Un autre point qui n’a pas échappé à vos investigations de ces jours derniers, et que Nous voulons mentionner aussi, car il couvre un champ immense: c’est l’aspect particulier que revêtent les problèmes qui vous occupent en ce qui concerne les pays en voie de développement. Vous savez assez, hélas! par la vaste expérience dont dispose votre Fédération, combien la misère ou un état d’infériorité sociale caractérisée peut influer sur le développement du fléau contre lequel vous unissez si louablement vos efforts.

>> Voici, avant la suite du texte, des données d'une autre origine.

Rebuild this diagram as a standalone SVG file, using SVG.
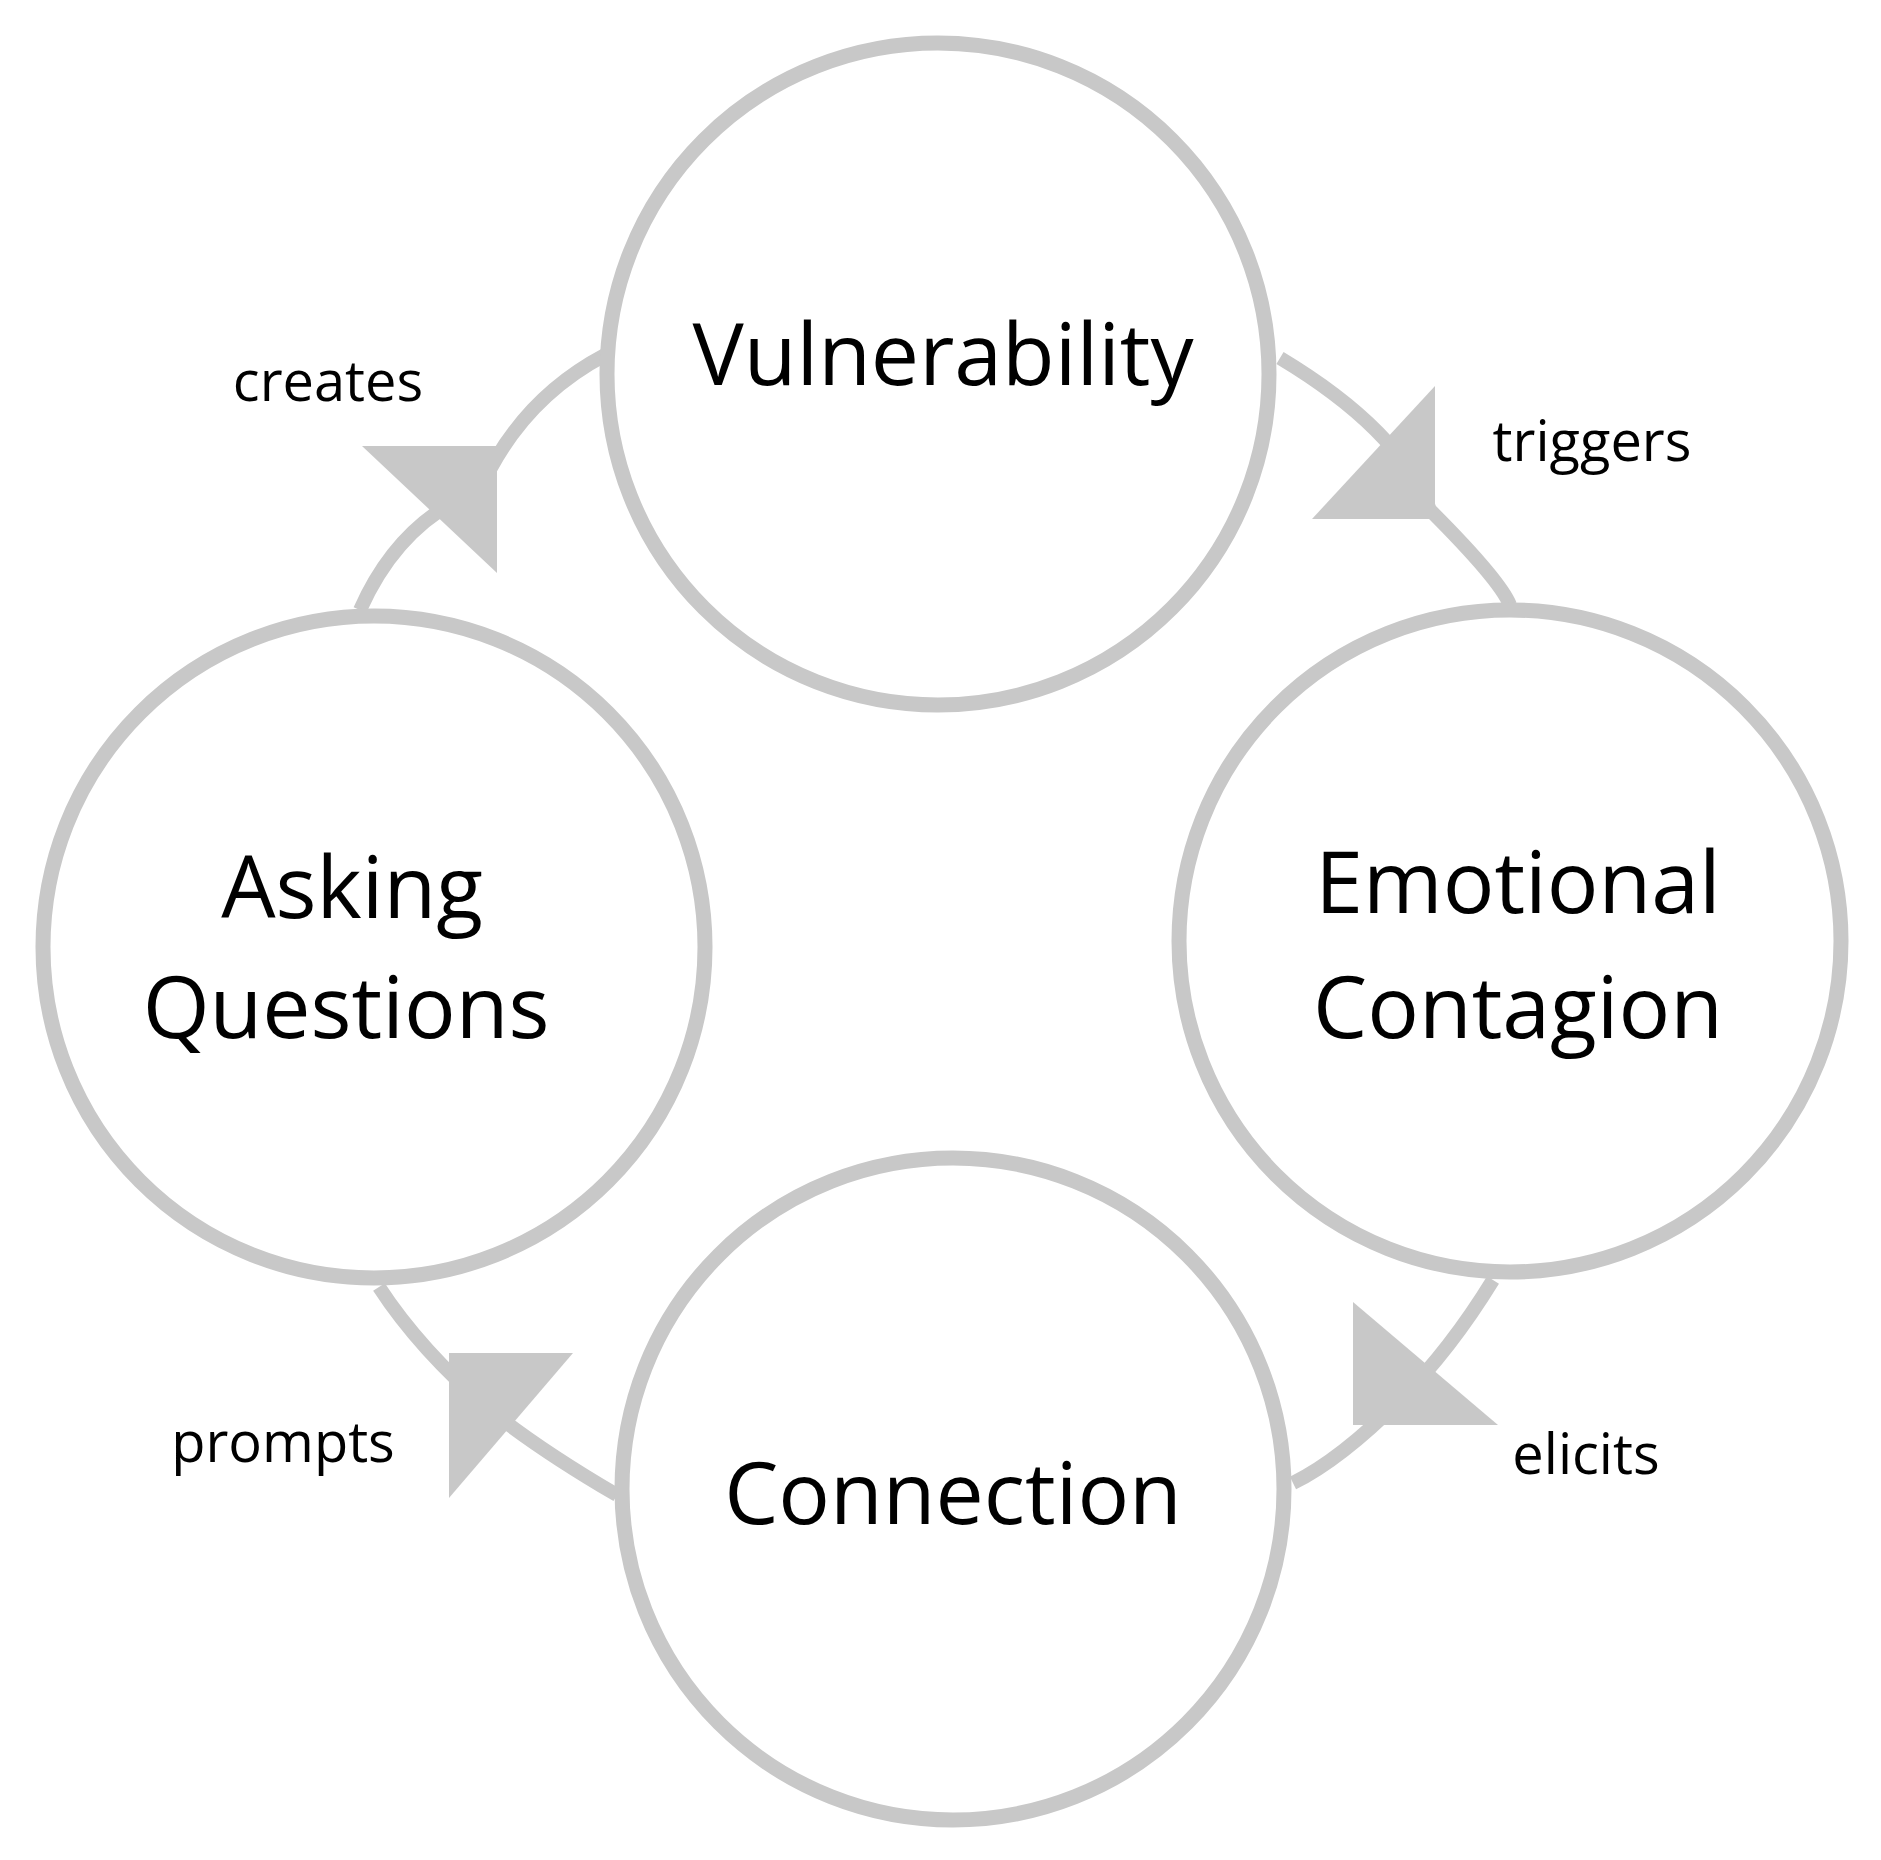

Qu’il s’agisse de pays évolués ou de pays en voie de développement, l’Eglise, Nous vous en donnons l’assurance - et une brève mais précise confirmation vous en est donnée dans un des principaux textes du récent Concile (Constitution. Gaudium et Spes, ch. II, § 25) - l’Eglise est avec vous dans ce bon combat. Nous ne pensons pas qu’il soit utile de vous exposer ici toute l’estime qu’elle professe pour la femme, ni de vous rappeler en détails tout ce qu’elle a entrepris et réalisé au cours des siècles pour que fût restituée à la compagne de l’homme, comme lui créée et rachetée par Dieu, sa dignité première. Vous le savez assez pour être assurés de trouver auprès d’elle toute la compréhension et l’appui que vous êtes venus Nous demander par votre filiale et déférente démarche de ce jour.
Il ne Nous reste, en terminant, qu’à vous redire combien vos préoccupations sont les Nôtres, de quel cœur Nous souhaitons le succès de vos efforts et invoquons sur tous et chacun d’entre vous, chers Congressistes, sur vos travaux, vos familles et vos patries, les plus abondantes bénédictions du Ciel.